A caveat to the debarring of financial representatives


Renée Nienaber | Director | Nienaber Attorneysmail me |

A recent judgment in the Supreme Court of Appeal has reconfirmed that the duty of debarring representatives, who do not meet the requirement of a ‘fit and proper’ person as prescribed in the FAIS Act, falls fairly and squarely on the shoulders of financial services providers (FSPs).

In the case of Associated Portfolio Solutions (Pty) Ltd & Another v Basson & Others, the SCA clarified section 14(1) of the FAIS Act and held that once an employee who is also a representative is found guilty of acts of dishonesty which impacted on his/her integrity, the FSP has a duty to debar him. The Registrar of the Financial Services Conduct Authority (FSCA) had no basis, in the circumstances of this matter, to debar the representative (and key individual) and the duty fell to the directors of the relevant registered FSPs to do so.

The governing legislation thus clothes FSPs with a great deal of self-regulation of functions of advice and intermediary services. FSPs actually have a measure of authority to exercise statutory powers, particularly the authority to disbar a representative. Because a disbarment decision amounts to the exercise of a statutory power, it constitutes administrative action.

Significantly, the new garments come with a ‘laundry label’ that provides strict instructions for carrying out these administrative actions. In 2019 the FSCA published a Guidance Note that provides instructions for procedural fairness, including the process to be followed, the salient factors to be considered and the function of the FSCA upon receiving notice of such disbarment.

Where an employee is dismissed for conduct involving acts of dishonesty, the relevant facts established in a preceding disciplinary inquiry for misconduct may (and should) be taken into account in resolving to debar that employee as a representative and/or key individual, despite the measure of institutional bias which is present and tolerated in the mode of regulation prescribed by the FAIS Act. The duty to disbar based on acts of dishonesty lies with the FSP even if that individual is no longer a representative of that FSP (subject to the qualifications in section 14(1)(b) and section 14(5)).

Importantly, disbarment decisions can be taken on review under section 6(2) of the Promotion of Administrative Justice Act (PAJA), where grounds as procedural unfairness and bias can be taken into account by the Court.
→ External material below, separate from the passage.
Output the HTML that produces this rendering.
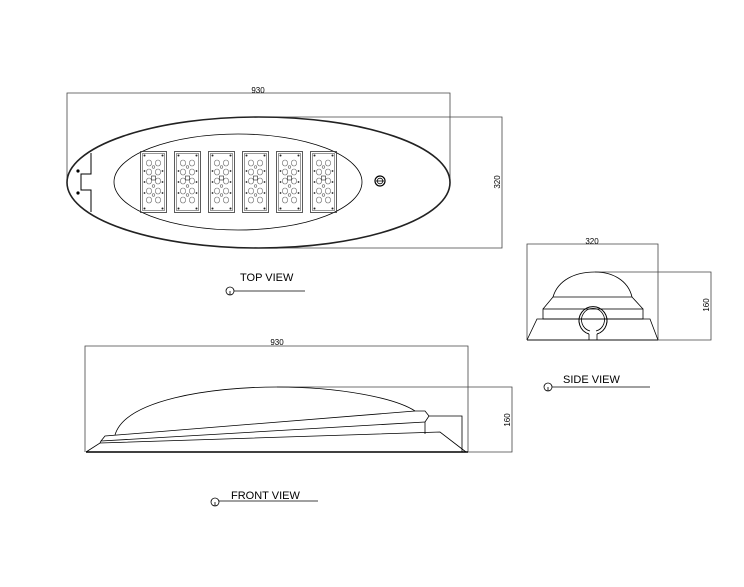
<!DOCTYPE html>
<html><head><meta charset="utf-8"><style>
html,body{margin:0;padding:0;background:#fff;}
svg{display:block;}
text{font-family:"Liberation Sans",sans-serif;fill:#000;}
</style></head><body>
<svg width="744" height="587" viewBox="0 0 744 587" xmlns="http://www.w3.org/2000/svg">
<defs>
<symbol id="mod" viewBox="0 0 27 62" width="27" height="62">
<rect x="0.5" y="0.5" width="26" height="61" fill="none" stroke="#333" stroke-width="0.8"/>
<rect x="2.5" y="2.5" width="22" height="57" fill="none" stroke="#555" stroke-width="0.6"/>
<g fill="#222">
<circle cx="4.5" cy="4.5" r="1"/><circle cx="22.5" cy="4.5" r="1"/>
<circle cx="4.5" cy="57.5" r="1"/><circle cx="22.5" cy="57.5" r="1"/>
<circle cx="4.5" cy="20" r="0.9"/><circle cx="22.5" cy="20" r="0.9"/>
<circle cx="4.5" cy="31" r="0.9"/><circle cx="22.5" cy="31" r="0.9"/>
<circle cx="4.5" cy="42" r="0.9"/><circle cx="22.5" cy="42" r="0.9"/>
</g>
<g fill="none" stroke="#666" stroke-width="0.6">
<ellipse cx="9" cy="12" rx="2.6" ry="3"/><ellipse cx="18" cy="12" rx="2.6" ry="3"/>
<ellipse cx="9" cy="21" rx="2.6" ry="3"/><ellipse cx="18" cy="21" rx="2.6" ry="3"/>
<ellipse cx="9" cy="30" rx="2.6" ry="3"/><ellipse cx="18" cy="30" rx="2.6" ry="3"/>
<ellipse cx="9" cy="40" rx="2.6" ry="3"/><ellipse cx="18" cy="40" rx="2.6" ry="3"/>
<ellipse cx="9" cy="49" rx="2.6" ry="3"/><ellipse cx="18" cy="49" rx="2.6" ry="3"/>
<circle cx="13.5" cy="16" r="1.3"/><circle cx="13.5" cy="35" r="1.3"/><circle cx="13.5" cy="44" r="1.3"/>
<rect x="11.5" y="25" width="4" height="4" stroke="#222"/>
</g>
</symbol>
</defs>
<g fill="none" stroke="#000" stroke-width="0.8">
<polyline points="67,180 67,93 450,93 450,180" stroke="#444"/>
<polyline points="258,117 502,117 502,248 258,248" stroke="#444"/>
<ellipse cx="258.5" cy="182.5" rx="191.5" ry="65.5" stroke-width="1.6" stroke="#222"/>
<ellipse cx="238" cy="182" rx="124" ry="48"/>
<polyline points="91,153 91,174 81,174 81,190 91,190 91,212" stroke-width="1"/>
<circle cx="380" cy="181" r="5" stroke-width="1.2"/>
<circle cx="380" cy="181" r="2.8" stroke-width="0.8"/>
<line x1="376" y1="181" x2="384" y2="181"/>
</g>
<circle cx="78" cy="171" r="1.6" fill="#000"/>
<circle cx="78" cy="193" r="1.6" fill="#000"/>
<use href="#mod" x="140" y="151"/>
<use href="#mod" x="174" y="151"/>
<use href="#mod" x="208" y="151"/>
<use href="#mod" x="242" y="151"/>
<use href="#mod" x="276" y="151"/>
<use href="#mod" x="310" y="151"/>
<text x="258" y="93" font-size="8" text-anchor="middle">930</text>
<text transform="translate(500,182) rotate(-90)" font-size="8" text-anchor="middle">320</text>
<text x="240" y="281" font-size="11">TOP VIEW</text>
<g fill="none" stroke="#000" stroke-width="0.8">
<line x1="234" y1="291" x2="305" y2="291"/>
<circle cx="230" cy="291" r="4"/><line x1="230" y1="291" x2="230" y2="295"/>

<polyline points="85,452 85,346 468,346 468,452" stroke="#444"/>
<polyline points="277,387 512,387 512,452 468,452" stroke="#444"/>
<line x1="86" y1="452" x2="468" y2="452" stroke-width="1.6"/>
<path d="M115,435 C125,400 210,387 277,387 C340,387 395,398 415,411"/>
<polyline points="86,452 100,443 440,432 466,452"/>
<polyline points="100,443 101,441 105,436 415,411 425,411 429,416 425,422 425,434"/>
<line x1="101" y1="441" x2="425" y2="422"/>
<polyline points="429,416 462,416 462,452"/>
</g>
<text x="277" y="345" font-size="8" text-anchor="middle">930</text>
<text transform="translate(510,420) rotate(-90)" font-size="8" text-anchor="middle">160</text>
<text x="231" y="499" font-size="11">FRONT VIEW</text>
<g fill="none" stroke="#000" stroke-width="0.8">
<line x1="219" y1="501" x2="318" y2="501"/>
<circle cx="215" cy="502" r="4"/><line x1="215" y1="502" x2="215" y2="506"/>

<polyline points="527,340 527,244 658,244 658,340" stroke="#444"/>
<polyline points="595,272 711,272 711,340 658,340" stroke="#444"/>
<line x1="527" y1="340" x2="658" y2="340" stroke="#777" stroke-width="1.8"/>
<polyline points="527,340 537,319 650,319 658,340"/>
<rect x="543" y="309" width="100" height="10"/>
<polyline points="543,309 553,297 632,297 643,309"/>
<path d="M553,297 C558,280 575,272 595,272 C612,272 628,280 632,297"/>
<path d="M589,334 A14,14 0 1 1 597,334" stroke-width="1"/>
<path d="M590,331 A11.5,11.5 0 1 1 596,331" stroke-width="0.8"/>
<line x1="589" y1="334" x2="589" y2="340"/><line x1="597" y1="334" x2="597" y2="340"/>
</g>
<text x="592" y="244" font-size="8" text-anchor="middle">320</text>
<text transform="translate(709,305) rotate(-90)" font-size="8" text-anchor="middle">160</text>
<text x="563" y="383" font-size="11">SIDE VIEW</text>
<g fill="none" stroke="#000" stroke-width="0.8">
<line x1="552" y1="387" x2="650" y2="387"/>
<circle cx="548" cy="387" r="4"/><line x1="548" y1="387" x2="548" y2="391"/>
</g>
</svg>
</body></html>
In delivering the judgment, Judge Dambuza pointed out that Section 33 of the Constitution provides that everyone has a right to administrative action that is lawful, reasonable and procedurally fair. The Promotion of Administrative Justice Act incorporates the procedural fairness requirement by providing that ‘administrative action which materially and adversely affects the rights and legitimate expectations of any person must be procedurally fair’. What is fair in the particular circumstances, will depend on the context of each case. But the core of the right comprises the giving to the affected person of ‘adequate notice of the nature and purpose of the proposed administrative action’; a ‘reasonable opportunity to make representations’; and a ‘clear statement of the administrative action.’

It is therefore vital that the boards of Financial Service Providers comprehend the procedures and requirements of debarment fully, in conjunction with experienced corporate and employment law attorneys.